It just clicked and I wrote it. May not be practical. Or even may be in market.

Please enlighten

This is actually the design used in many embedded systems (especially those using media such as flash). The main problem is, of course, that you are stuck with your filesystem. Sure, you can flash it -- But then you would lose support for the other. What if you had a 200GB hard drive with multitudes of partitions, each with a different file system? You would need a lot more memory. You would also have to support reading from each at the same time, mixing file handles, and all the like. Could get very complicated.

But really, if you ask me, it rather goes against the entire design behind a PC; That is, a PC is supposed to be a very generalized computing 'thing', that can compute anything that is computable, and to do anything in any way you program it. Something like that. I'm not good with words.

But basically, it's just another constraint.

More issues: A microcontroller would just plain not cut it. It would need to run at at least the speed it could read from the hard drive. And the read speeds just keep going down (however, we will probably soon reach the limit...with current technology, that is). Otherwise you're slowing down the computer by having slow links. You'd have to basically get another processor -- just like they do for GPU's -- all for the filesystem.

On a brighter side: Maybe this is where computers will end up? Who knows? There are PHYSICS processing units now. Will a computer in 20 years be boasting that new graphics card, a physics card, filesystem controller card, and who knows what else?

filesystem embeded into the firmware? that sounds like my old 1541!!

easy to program for, but very inflexable (and the primary reason c-64 programs don't run properly in emulators)

the 1541 disk drive had a 6502 CPU in it (a slightly slower version of the same CPU in the C-64) and was fully programmable -- you could program it to do almost anything!

The main rationale for this idea is to avoid consuming CPU time, right? In a few years, we'll all have more processor cores than we know what to do with. Why not just use some of them?

I could still see a few uses for this, especially for very-specialized computers. For instance, a huge banking database...For stuff like that, though, you might even just want completly dedicated hardware hard-wired to the job.

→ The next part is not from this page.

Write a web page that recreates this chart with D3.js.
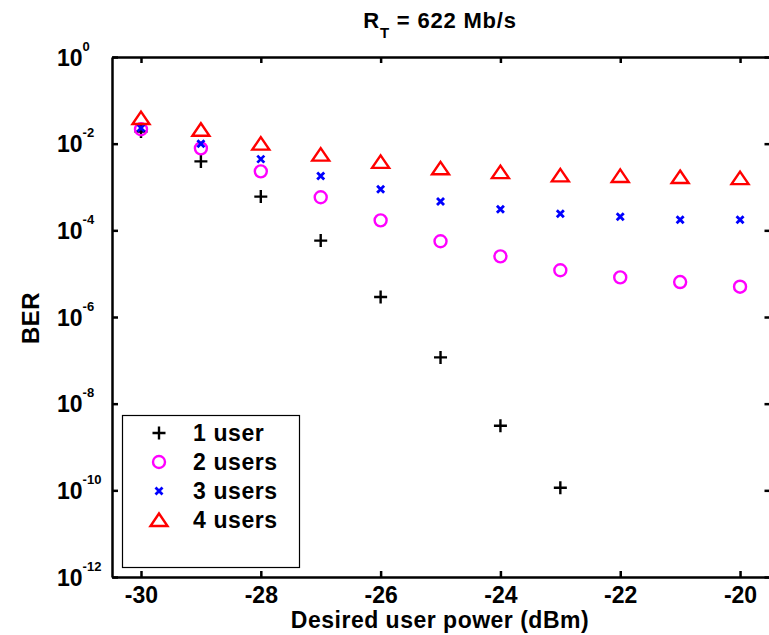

Hardware will always be faster than software because hardware interprets software. Hardware will always be less flexible than software because it is..er...'hard', but software is 'soft'. What we need is a balance between the two that allows all the flexibility we want/need while having as many speed benefits from hardware as possible.

rofl @ 'soft' vs. 'hard'

I think it would be usefull to be able to have processors each component of a computer. For instance, more recent Graphics (eg. the Nvidia/ATI generation) cards have highly specialized processors meant for vertex shading and the whole lot. If a hard disk had [say] a P-IV which had it's own 8mb of ram; you could load in components for reading various filesystems, then present the data to a central core (set). This would simplify the job of programming filesystem interfaces, because (in theory) all block devices would use a similar/same interface (the only concievable difference being Floppies don't usually sport partitions ) and thus allow easier sharing of code. In fact, I'd dare to venture and state that you may even be able to create a filesystem at the beginning of the disk that was meant to contain persistant settings for such a processor. You could store drivers that are loaded automatically during POST (independant of the BIOS, or prehaps after being issued an interrupt) and provide an interface for working with this actual sector, giving the ability to alter these settings. Another idea would deny the user of access to this sector (mind you, im using sector in a generic sense and not refering to the literal disk meaning) and provide only some basic commands: "read", "write", "move" etc. and the filesystem could be device dependant (i can see the articles now: "new benchmarks from X-Site show Y-Speed by the new Z-Model! Blazing fast read/write speeds credited to A-Technology, an update to the B-Filesystem). You could also use this to provide a LOW level encryption, processing each bit as it is read/written.

Enought Rambling by me though, DH.